Healthy mysis shrimp are clear to translucent, and they turn white when dead or dying. There are perfect patterns to imitate these stages of the life cycle, such as Will Sand’s epoxy mysis (clear) and Tim Heng’s TC mysis (white). The white patterns tend to produce better farther away from the dam, and the clear work best closer to the spillway. Many of us carry a lot of different patterns for these shrimp, including our own secret recipes. It seems they always want one particular pattern on each particular day, so keep a few different styles of mysis flies in your boxes.
One interesting side note about the stocking of these shrimp in Colorado is that they were introduced primarily to feed Kokanee salmon, which were also introduced by man. The only problem with this scenario was that Kokanee have poor eyesight, and therefore couldn’t see these shrimp to eat them.

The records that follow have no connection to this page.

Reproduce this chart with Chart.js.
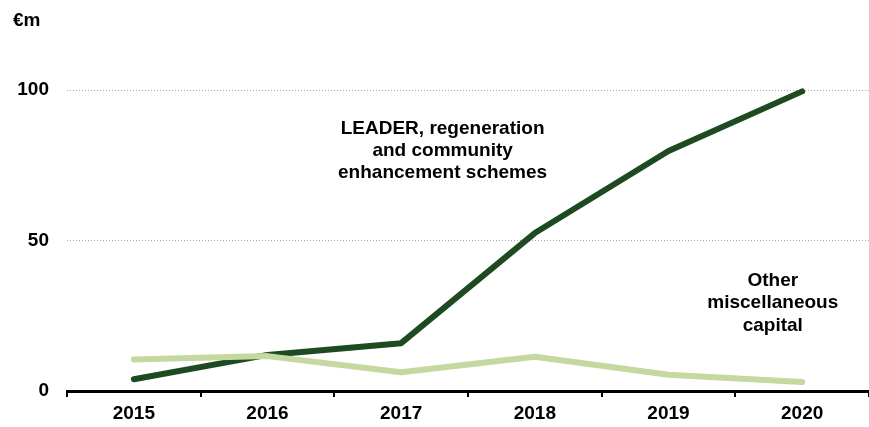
<!DOCTYPE html>
<html>
<head>
<meta charset="utf-8">
<script src="https://cdn.jsdelivr.net/npm/chart.js@4"></script>
<style>
  html, body { margin: 0; padding: 0; background: #ffffff; }
  #wrap { width: 869px; height: 427px; position: relative; }
</style>
</head>
<body>
<div id="wrap"><canvas id="c" width="869" height="427"></canvas></div>
<script>
// Capital spending by year, €m
const years = ['2015', '2016', '2017', '2018', '2019', '2020'];
const leaderValues = [3.9, 12.0, 15.9, 52.5, 79.8, 99.6];
const otherValues = [10.5, 11.6, 6.2, 11.4, 5.4, 3.0];
const yTicks = [0, 50, 100];
const unitLabel = '€m';
const leaderLabel = ['LEADER, regeneration', 'and community', 'enhancement schemes'];
const otherLabel = ['Other', 'miscellaneous', 'capital'];

const DARK = '#1d4a20';
const LIGHT = '#c4d8a0';
const FONT = '"Liberation Sans", Arial, sans-serif';

// Writes the unit and the two series captions on top of the plot
const captions = {
  id: 'captions',
  afterDraw(chart) {
    const ctx = chart.ctx;
    const x = chart.scales.x, y = chart.scales.y;
    ctx.save();
    ctx.fillStyle = '#000';
    ctx.font = 'bold 19px ' + FONT;
    ctx.textBaseline = 'middle';
    ctx.textAlign = 'left';
    ctx.fillText(unitLabel, 13, 21);
    ctx.textAlign = 'center';
    const drawBlock = (lines, cx, cy, gap) => {
      lines.forEach((t, i) => ctx.fillText(t, cx, cy + i * gap));
    };
    drawBlock(leaderLabel, x.getPixelForValue(2.31), y.getPixelForValue(87.3), 22.2);
    drawBlock(otherLabel, x.getPixelForValue(4.78), y.getPixelForValue(36.8), 22.5);
    ctx.restore();
  }
};

new Chart(document.getElementById('c'), {
  type: 'line',
  data: {
    labels: years,
    datasets: [
      {
        label: 'Other miscellaneous capital',
        data: otherValues,
        borderColor: LIGHT,
        borderWidth: 6,
        pointRadius: 0,
        borderCapStyle: 'round',
        borderJoinStyle: 'round',
        tension: 0
      },
      {
        label: 'LEADER, regeneration and community enhancement schemes',
        data: leaderValues,
        borderColor: DARK,
        borderWidth: 6,
        pointRadius: 0,
        borderCapStyle: 'round',
        borderJoinStyle: 'round',
        tension: 0
      }
    ]
  },
  options: {
    responsive: false,
    animation: false,
    devicePixelRatio: 1,
    layout: { padding: { top: 30, right: 0, bottom: 0, left: 0 } },
    plugins: {
      legend: { display: false },
      tooltip: { enabled: false }
    },
    scales: {
      x: {
        offset: true,
        afterFit(scale) { scale.height = 36; },
        grid: {
          offset: true,
          drawOnChartArea: false,
          drawTicks: true,
          tickLength: 6,
          color: '#000',
          lineWidth: 2
        },
        border: { display: true, color: '#000', width: 3 },
        ticks: {
          color: '#000',
          font: { family: FONT, size: 19, weight: 'bold' },
          padding: 5,
          maxRotation: 0
        }
      },
      y: {
        min: 0,
        max: 120,
        afterBuildTicks(scale) {
          scale.ticks = yTicks.map(v => ({ value: v }));
        },
        afterFit(scale) { scale.width = 67; },
        grid: {
          drawTicks: false,
          color: ctx => ctx.tick && ctx.tick.value === 0 ? 'rgba(0,0,0,0)' : '#a8a8a8',
          lineWidth: 1
        },
        // dotted grid lines
        border: { display: false, dash: [1, 2] },
        ticks: {
          color: '#000',
          font: { family: FONT, size: 19, weight: 'bold' },
          padding: 18
        }
      }
    }
  },
  plugins: [captions]
});
</script>
</body>
</html>
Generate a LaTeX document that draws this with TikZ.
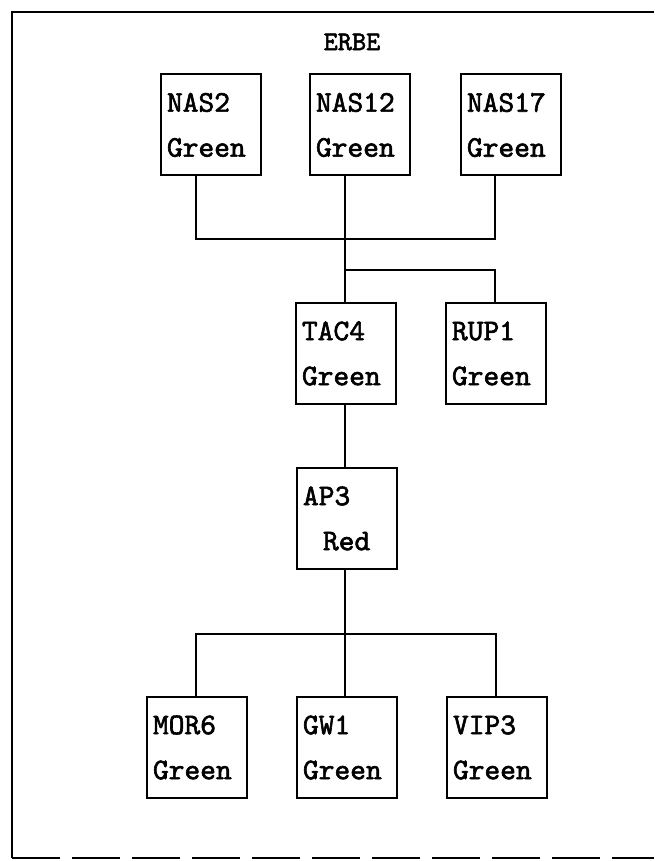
\documentclass[tikz,border=0pt]{standalone}
\usepackage{fontspec}
\newfontfamily\typew[FakeBold=2]{lmmono10-regular.otf}
\begin{document}
\begin{tikzpicture}[x=1pt,y=-1pt,
  line width=2pt,
  unit/.style={draw, rectangle, minimum width=100pt, minimum height=101pt,
    text width=88pt, inner sep=6pt, align=left,
    font=\typew\fontsize{30}{45}\selectfont},
  lbl/.style={font=\typew\fontsize{27}{30}\selectfont}]
\useasboundingbox (0,0) rectangle (654,861);
% frame
\draw (654,12) -- (12,12) -- (12,858);
\draw[dash pattern=on 48pt off 12pt] (12,858) -- (654,858);
\node[lbl] (erbe) at (352,42) {ERBE};
% nodes
\node[unit] (nas2)  at (211,125) {NAS2\\Green};
\node[unit] (nas12) at (360,125) {NAS12\\Green};
\node[unit] (nas17) at (511,125) {NAS17\\Green};
\node[unit] (tac4)  at (346,353.5) {TAC4\\Green};
\node[unit] (rup1)  at (496,353.5) {RUP1\\Green};
\node[unit] (ap3)   at (347,518.5) {AP3\\\hspace*{20pt}Red};
\node[unit] (mor6)  at (197,747.5) {MOR6\\Green};
\node[unit] (gw1)   at (347,747.5) {GW1\\Green};
\node[unit] (vip3)  at (497,747.5) {VIP3\\Green};
% bus coordinates
\coordinate (b1l) at (196,239);
\coordinate (b1r) at (495,239);
\coordinate (b2l) at (345,270);
\coordinate (b2r) at (495,270);
\coordinate (b3l) at (196,634);
\coordinate (b3r) at (496,634);
% connectors
\draw (nas2.south -| b1l) |- (b1r) -- (nas17.south -| b1r);
\draw (nas12.south -| b2l) -- (b2l);
\draw (b2l) -- (b2r) -- (rup1.north -| b2r);
\draw (b2l) -- (tac4.north -| b2l);
\draw (tac4.south -| b2l) -- (ap3.north -| b2l);
\draw (ap3.south -| b2l) -- (gw1.north -| b2l);
\draw (mor6.north -| b3l) -- (b3l) -- (b3r) -- (vip3.north -| b3r);
\end{tikzpicture}
\end{document}
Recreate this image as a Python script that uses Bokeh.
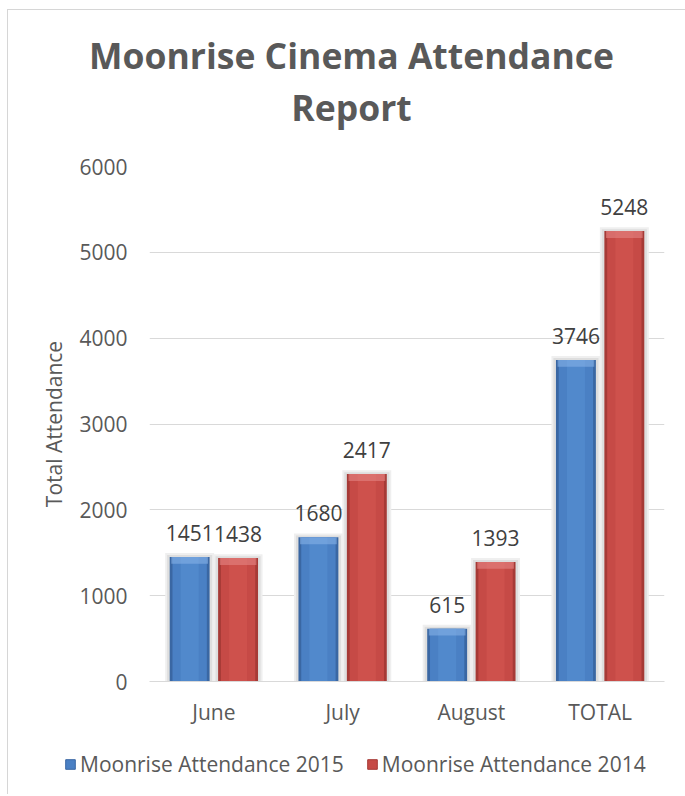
from bokeh.plotting import figure
from bokeh.models import (ColumnDataSource, Range1d, FactorRange, SingleIntervalTicker,
                          LabelSet, Legend, LegendItem, Label)
from bokeh.layouts import column
from bokeh.core.properties import value
from bokeh.transform import dodge
from bokeh.embed import file_html
from bokeh.resources import INLINE

# ---- data ----
months = ["June", "July", "August", "TOTAL"]
att_2015 = [1451, 1680, 615, 3746]
att_2014 = [1438, 2417, 1393, 5248]
series_names = ["Moonrise Attendance 2015", "Moonrise Attendance 2014"]
title_lines = ["Moonrise Cinema Attendance", "Report"]

FONT = "Open Sans"
GRAY = "#595959"
WIDTH = 677


def strip(height):
    f = figure(width=WIDTH, height=height, output_backend="svg", toolbar_location=None,
               x_range=Range1d(0, WIDTH), y_range=Range1d(0, height),
               x_axis_location=None, y_axis_location=None,
               min_border_left=0, min_border_right=0, min_border_top=0, min_border_bottom=0,
               outline_line_color=None, background_fill_color="white",
               border_fill_color="white")
    f.xgrid.grid_line_color = None
    f.ygrid.grid_line_color = None
    f.title = None
    f.frame_align = False
    return f


# ---- title strip ----
ts = strip(130)
ts.add_layout(Label(x=343, y=86, text=title_lines[0], text_align="center",
                    text_baseline="middle", text_font=FONT, text_font_size="35.5px",
                    text_font_style="bold", text_color=GRAY))
ts.add_layout(Label(x=343, y=34, text=title_lines[1], text_align="center",
                    text_baseline="middle", text_font=FONT, text_font_size="35.5px",
                    text_font_style="bold", text_color=GRAY))

# ---- main chart ----
src = ColumnDataSource(dict(
    m=months,
    a15=att_2015,
    a14=att_2014,
    a15_cap=[v - 80 for v in att_2015],
    a14_cap=[v - 80 for v in att_2014],
    a15_sh=[v + 45 for v in att_2015],
    a14_sh=[v + 45 for v in att_2014],
    a15_sh2=[v + 22 for v in att_2015],
    a14_sh2=[v + 22 for v in att_2014],
    l15=[str(v) for v in att_2015],
    l14=[str(v) for v in att_2014],
))

p = figure(x_range=FactorRange(*months), y_range=Range1d(0, 6000),
           width=WIDTH, height=596, output_backend="svg", toolbar_location=None,
           min_border_left=141, min_border_right=21, min_border_top=26,
           min_border_bottom=55, outline_line_color=None,
           background_fill_color="white", border_fill_color="white")
p.title = None
p.frame_align = False

W = 0.31
OFF = 0.188
BLUE = ("#3a67a3", "#4a80c4", "#5a94d8", "#86b0e6")
RED = ("#a63a36", "#c64a46", "#d65a55", "#e58683")

series = [
    ("a15", -OFF, BLUE, "a15_cap", "a15_sh", "a15_sh2", "l15"),
    ("a14", OFF, RED, "a14_cap", "a14_sh", "a14_sh2", "l14"),
]
for col, off, (dark, mid, light, cap), capcol, shcol, shcol2, lab in series:
    x = dodge("m", off, range=p.x_range)
    p.vbar(x=x, top=shcol, bottom=0, width=W + 0.07, source=src,
           fill_color="#efefef", line_color=None)
    p.vbar(x=x, top=shcol2, bottom=0, width=W + 0.04, source=src,
           fill_color="#dedede", line_color=None)
    p.vbar(x=x, top=col, bottom=0, width=W, source=src,
           fill_color=dark, line_color=None)
    p.vbar(x=x, top=col, bottom=0, width=W * 0.86, source=src,
           fill_color=mid, line_color=None)
    p.vbar(x=x, top=col, bottom=0, width=W * 0.45, source=src,
           fill_color=light, line_color=None, fill_alpha=0.45)
    p.vbar(x=x, top=col, bottom=capcol, width=W * 0.92, source=src,
           fill_color=cap, line_color=None, fill_alpha=0.6)
    p.add_layout(LabelSet(x=x, y=col, text=lab, source=src, y_offset=16,
                          text_align="center", text_baseline="bottom",
                          text_font=value(FONT), text_font_size="21px",
                          text_color="#404040"))

p.yaxis.ticker = SingleIntervalTicker(interval=1000)
p.yaxis.axis_line_color = None
p.yaxis.major_tick_line_color = None
p.yaxis.minor_tick_line_color = None
p.yaxis.major_label_text_font = FONT
p.yaxis.major_label_text_font_size = "21px"
p.yaxis.major_label_text_color = GRAY
p.yaxis.major_label_standoff = 16
p.yaxis.axis_label = "Total Attendance"
p.yaxis.axis_label_text_font = FONT
p.yaxis.axis_label_text_font_size = "21px"
p.yaxis.axis_label_text_font_style = "normal"
p.yaxis.axis_label_text_color = GRAY
p.yaxis.axis_label_standoff = 8

p.xaxis.axis_line_color = "#d9d9d9"
p.xaxis.major_tick_line_color = None
p.xaxis.minor_tick_line_color = None
p.xaxis.major_label_text_font = FONT
p.xaxis.major_label_text_font_size = "21px"
p.xaxis.major_label_text_color = GRAY
p.xaxis.major_label_standoff = 10

p.xgrid.grid_line_color = None
p.ygrid.grid_line_color = "#d9d9d9"
p.ygrid.grid_line_width = 1

# ---- legend strip ----
lg = strip(58)
key = ColumnDataSource(dict(x=[0.0], top=[0.0]))
lr1 = lg.vbar(x="x", top="top", bottom=0, width=0, source=key,
              fill_color=BLUE[1], line_color=BLUE[0])
lr2 = lg.vbar(x="x", top="top", bottom=0, width=0, source=key,
              fill_color=RED[1], line_color=RED[0])
legend = Legend(items=[LegendItem(label=series_names[0], renderers=[lr1]),
                       LegendItem(label=series_names[1], renderers=[lr2])],
                orientation="horizontal", location=(56, 16),
                label_text_font=FONT, label_text_font_size="21px", label_text_color=GRAY,
                glyph_width=12, glyph_height=12, label_standoff=4, spacing=22,
                border_line_color=None, background_fill_alpha=0, padding=0, margin=0)
lg.add_layout(legend, "center")

layout = column(ts, p, lg, spacing=0,
                styles={"margin-left": "7px", "margin-top": "9px",
                        "border-left": "1px solid #d6d6d6", "border-top": "1px solid #d6d6d6"})

open("out.html", "w").write(file_html(layout, INLINE))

Additionally, salmon are more comfortable at different depths than these shrimp prefer. The positive result of this miscalculation is larger than average lake trout, or Mackinaw (lakers see these shrimp just fine) and larger than average fish in the tailwaters below these reservoirs.
Mysis have a neutral buoyancy, and flies are therefore readily fished high to low in the water column. Pay close attention to how and where the trout are feeding when you fish these flies, and adjust your rig accordingly. Your best bet to find the biggest fish feeding on these bugs is when our flows are raised, resulting in more shrimp spilling out of the dam.